## What needs to be done
Copy each line containing the word "matplotlib" from the records that follow, please.

## Extracted entries
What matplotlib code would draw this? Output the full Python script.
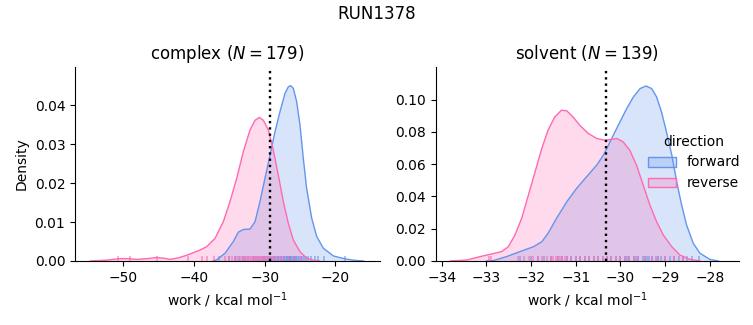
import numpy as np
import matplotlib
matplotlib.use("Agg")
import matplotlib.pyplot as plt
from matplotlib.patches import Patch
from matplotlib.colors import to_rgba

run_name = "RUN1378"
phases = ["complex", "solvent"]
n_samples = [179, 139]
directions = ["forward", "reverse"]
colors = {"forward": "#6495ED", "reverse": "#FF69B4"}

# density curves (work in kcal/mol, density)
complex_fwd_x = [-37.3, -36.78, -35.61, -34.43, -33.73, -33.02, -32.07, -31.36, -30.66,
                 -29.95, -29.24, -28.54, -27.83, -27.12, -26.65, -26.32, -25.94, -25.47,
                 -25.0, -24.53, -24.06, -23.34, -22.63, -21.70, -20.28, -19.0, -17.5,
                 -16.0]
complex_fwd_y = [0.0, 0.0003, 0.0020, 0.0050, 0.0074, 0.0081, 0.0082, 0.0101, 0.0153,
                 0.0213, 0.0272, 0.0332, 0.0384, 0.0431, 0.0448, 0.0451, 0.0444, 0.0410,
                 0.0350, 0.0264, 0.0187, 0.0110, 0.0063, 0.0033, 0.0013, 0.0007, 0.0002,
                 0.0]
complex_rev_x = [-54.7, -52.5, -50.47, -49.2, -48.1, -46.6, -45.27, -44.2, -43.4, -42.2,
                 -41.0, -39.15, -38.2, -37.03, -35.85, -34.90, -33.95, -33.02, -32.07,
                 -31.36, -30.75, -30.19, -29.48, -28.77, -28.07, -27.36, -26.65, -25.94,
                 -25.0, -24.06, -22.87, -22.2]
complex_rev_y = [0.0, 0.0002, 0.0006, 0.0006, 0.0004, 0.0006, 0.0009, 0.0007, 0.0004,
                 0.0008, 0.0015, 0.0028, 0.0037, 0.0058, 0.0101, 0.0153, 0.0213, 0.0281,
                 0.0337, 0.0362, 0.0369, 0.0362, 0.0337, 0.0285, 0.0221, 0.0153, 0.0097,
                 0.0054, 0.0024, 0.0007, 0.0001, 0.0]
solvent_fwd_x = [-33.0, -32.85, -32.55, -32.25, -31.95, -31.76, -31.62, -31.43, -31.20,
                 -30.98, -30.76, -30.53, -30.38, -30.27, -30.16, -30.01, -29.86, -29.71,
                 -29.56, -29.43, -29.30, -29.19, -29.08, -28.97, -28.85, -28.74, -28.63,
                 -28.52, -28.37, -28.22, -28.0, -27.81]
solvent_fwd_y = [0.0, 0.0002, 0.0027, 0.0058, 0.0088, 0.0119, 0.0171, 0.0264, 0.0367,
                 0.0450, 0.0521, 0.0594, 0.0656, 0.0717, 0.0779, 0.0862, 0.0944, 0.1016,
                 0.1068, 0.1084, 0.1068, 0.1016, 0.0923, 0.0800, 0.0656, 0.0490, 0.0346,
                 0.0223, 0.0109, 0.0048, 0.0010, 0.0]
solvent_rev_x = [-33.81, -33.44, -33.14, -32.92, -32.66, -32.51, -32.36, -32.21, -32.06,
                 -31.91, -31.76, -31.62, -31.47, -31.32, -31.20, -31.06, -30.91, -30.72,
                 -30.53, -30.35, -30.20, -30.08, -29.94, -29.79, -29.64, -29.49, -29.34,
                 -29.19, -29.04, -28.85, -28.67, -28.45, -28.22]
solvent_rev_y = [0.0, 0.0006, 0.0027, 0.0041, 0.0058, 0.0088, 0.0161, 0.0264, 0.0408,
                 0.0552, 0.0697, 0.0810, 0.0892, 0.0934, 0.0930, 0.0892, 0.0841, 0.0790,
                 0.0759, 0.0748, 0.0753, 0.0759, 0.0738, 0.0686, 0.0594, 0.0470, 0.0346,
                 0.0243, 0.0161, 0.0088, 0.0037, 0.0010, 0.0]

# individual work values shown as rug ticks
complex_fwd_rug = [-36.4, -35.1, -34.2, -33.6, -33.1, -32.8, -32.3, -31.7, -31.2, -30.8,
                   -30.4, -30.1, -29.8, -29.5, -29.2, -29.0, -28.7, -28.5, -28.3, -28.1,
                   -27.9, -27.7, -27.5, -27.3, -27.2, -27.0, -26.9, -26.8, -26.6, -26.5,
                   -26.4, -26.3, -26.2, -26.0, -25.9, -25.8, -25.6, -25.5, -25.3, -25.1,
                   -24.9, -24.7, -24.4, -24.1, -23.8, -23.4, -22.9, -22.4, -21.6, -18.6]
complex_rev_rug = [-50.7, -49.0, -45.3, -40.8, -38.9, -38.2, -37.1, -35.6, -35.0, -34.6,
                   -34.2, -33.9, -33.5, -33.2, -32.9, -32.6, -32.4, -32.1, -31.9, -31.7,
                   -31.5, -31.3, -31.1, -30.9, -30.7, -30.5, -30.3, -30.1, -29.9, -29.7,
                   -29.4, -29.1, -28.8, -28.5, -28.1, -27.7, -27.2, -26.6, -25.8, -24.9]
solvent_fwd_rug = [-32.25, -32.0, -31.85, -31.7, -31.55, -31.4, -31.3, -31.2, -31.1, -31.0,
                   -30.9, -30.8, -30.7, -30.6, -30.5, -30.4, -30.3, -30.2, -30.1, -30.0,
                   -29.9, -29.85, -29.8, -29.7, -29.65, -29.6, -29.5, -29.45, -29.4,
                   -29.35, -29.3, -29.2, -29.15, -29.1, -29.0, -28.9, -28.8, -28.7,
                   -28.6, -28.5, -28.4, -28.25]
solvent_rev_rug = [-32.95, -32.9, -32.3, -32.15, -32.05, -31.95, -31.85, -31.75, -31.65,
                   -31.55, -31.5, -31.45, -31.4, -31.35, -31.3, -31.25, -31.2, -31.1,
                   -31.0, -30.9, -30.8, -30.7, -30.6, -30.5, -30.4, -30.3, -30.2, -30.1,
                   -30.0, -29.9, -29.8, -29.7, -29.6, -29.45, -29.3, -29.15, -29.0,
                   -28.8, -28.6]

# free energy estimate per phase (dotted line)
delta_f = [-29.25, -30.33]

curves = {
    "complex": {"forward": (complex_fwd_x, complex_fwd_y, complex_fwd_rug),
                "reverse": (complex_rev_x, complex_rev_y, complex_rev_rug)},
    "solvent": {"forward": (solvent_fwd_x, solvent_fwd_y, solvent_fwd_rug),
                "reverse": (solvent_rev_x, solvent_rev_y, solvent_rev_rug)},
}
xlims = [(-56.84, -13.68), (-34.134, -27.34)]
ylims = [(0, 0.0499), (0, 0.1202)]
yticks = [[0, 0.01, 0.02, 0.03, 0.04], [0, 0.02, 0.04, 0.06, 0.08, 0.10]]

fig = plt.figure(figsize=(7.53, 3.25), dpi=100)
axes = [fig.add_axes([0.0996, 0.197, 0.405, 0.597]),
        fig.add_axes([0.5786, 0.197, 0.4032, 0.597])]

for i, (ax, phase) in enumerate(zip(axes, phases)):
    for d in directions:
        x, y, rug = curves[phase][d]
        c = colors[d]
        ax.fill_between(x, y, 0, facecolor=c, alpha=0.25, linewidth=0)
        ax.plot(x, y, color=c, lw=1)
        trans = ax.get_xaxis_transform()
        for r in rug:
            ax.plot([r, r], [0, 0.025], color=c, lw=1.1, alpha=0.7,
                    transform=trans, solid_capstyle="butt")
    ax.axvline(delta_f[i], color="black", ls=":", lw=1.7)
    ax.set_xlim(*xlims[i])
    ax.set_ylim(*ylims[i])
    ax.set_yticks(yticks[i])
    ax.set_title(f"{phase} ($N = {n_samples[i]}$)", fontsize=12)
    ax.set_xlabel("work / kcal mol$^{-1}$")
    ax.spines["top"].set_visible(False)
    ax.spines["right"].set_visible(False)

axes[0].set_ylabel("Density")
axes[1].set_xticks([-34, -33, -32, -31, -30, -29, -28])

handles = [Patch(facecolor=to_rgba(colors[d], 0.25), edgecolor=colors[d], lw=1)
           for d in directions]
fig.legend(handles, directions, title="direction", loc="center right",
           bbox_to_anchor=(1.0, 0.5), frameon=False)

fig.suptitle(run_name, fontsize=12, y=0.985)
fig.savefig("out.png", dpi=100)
---
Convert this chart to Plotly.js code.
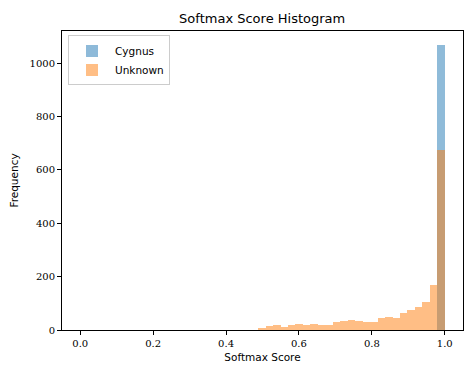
---
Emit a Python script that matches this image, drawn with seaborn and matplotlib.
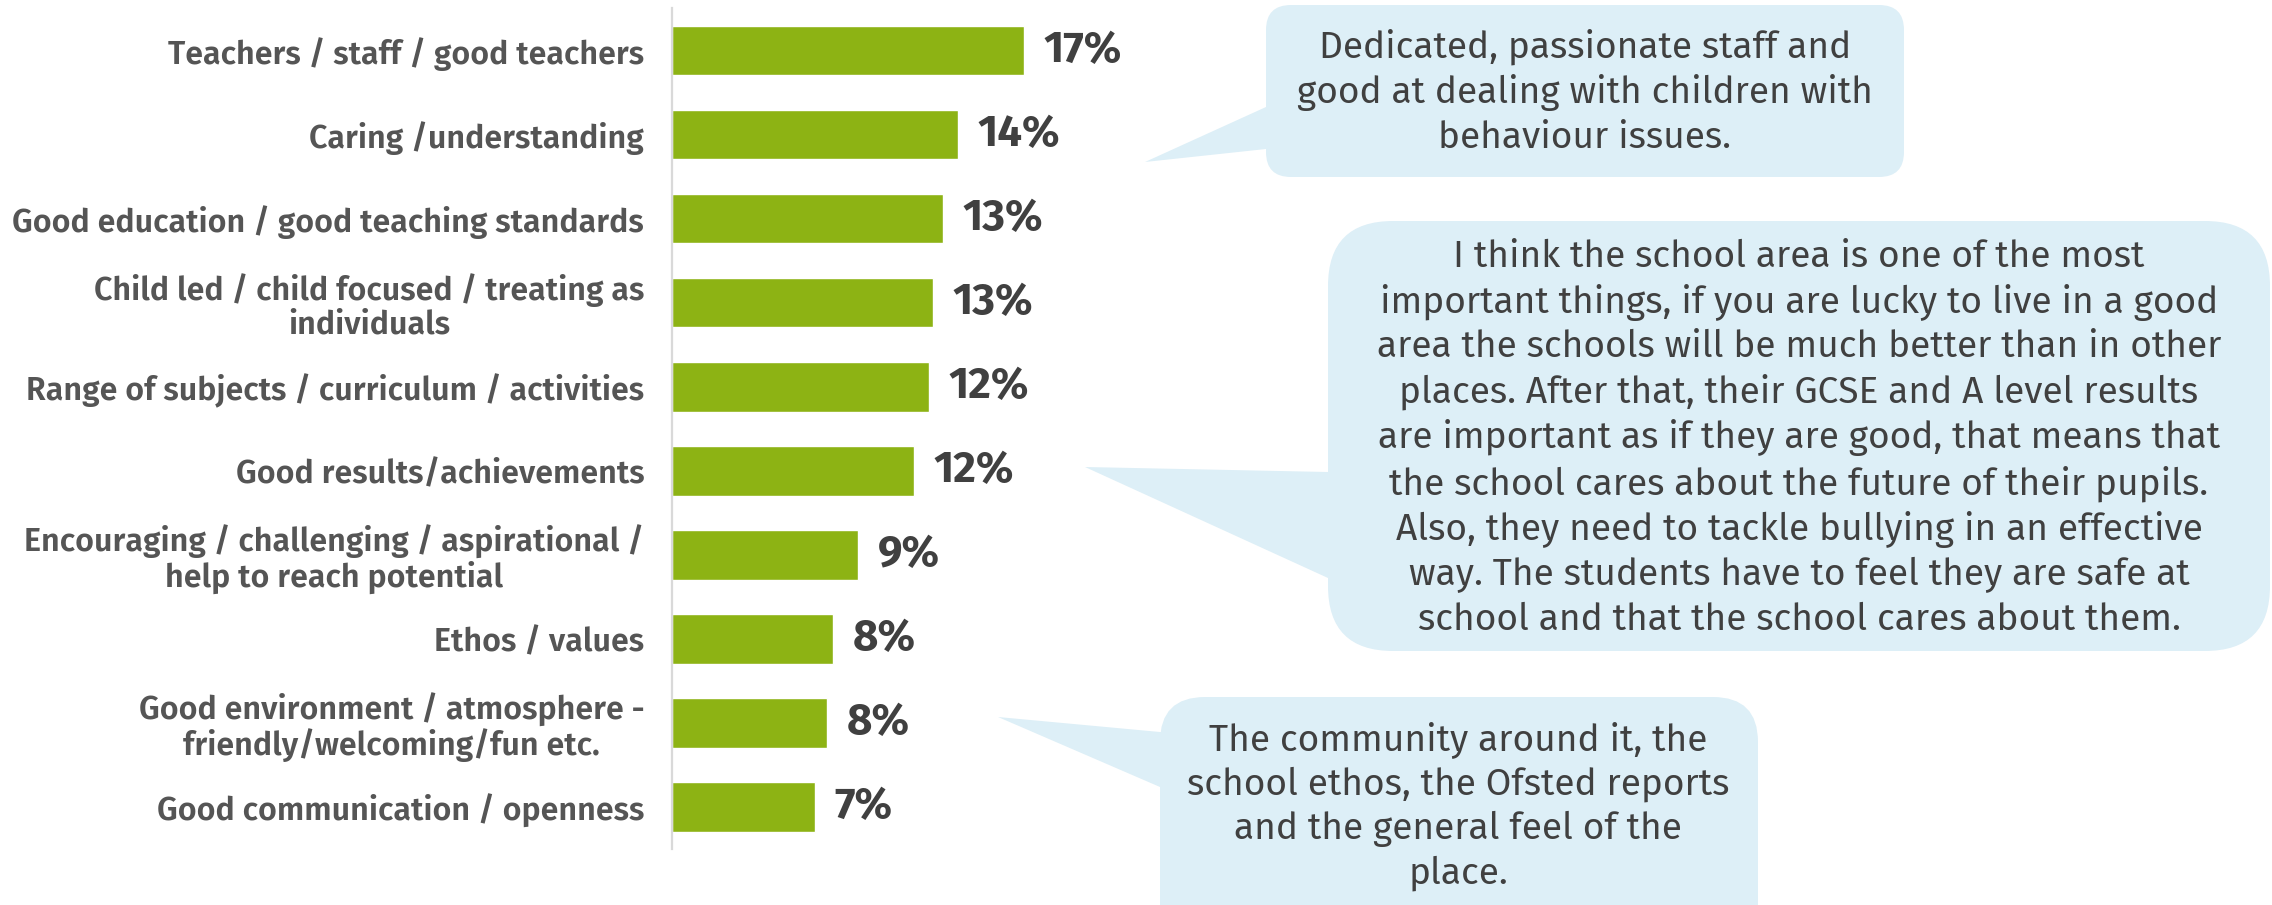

## Task response
What matplotlib code would draw this? Output the full Python script.
import matplotlib
matplotlib.use("Agg")
import matplotlib.pyplot as plt
from matplotlib.patches import Patch
from matplotlib.colors import to_rgba
Emit a Python script that matches this image, drawn with seaborn and matplotlib.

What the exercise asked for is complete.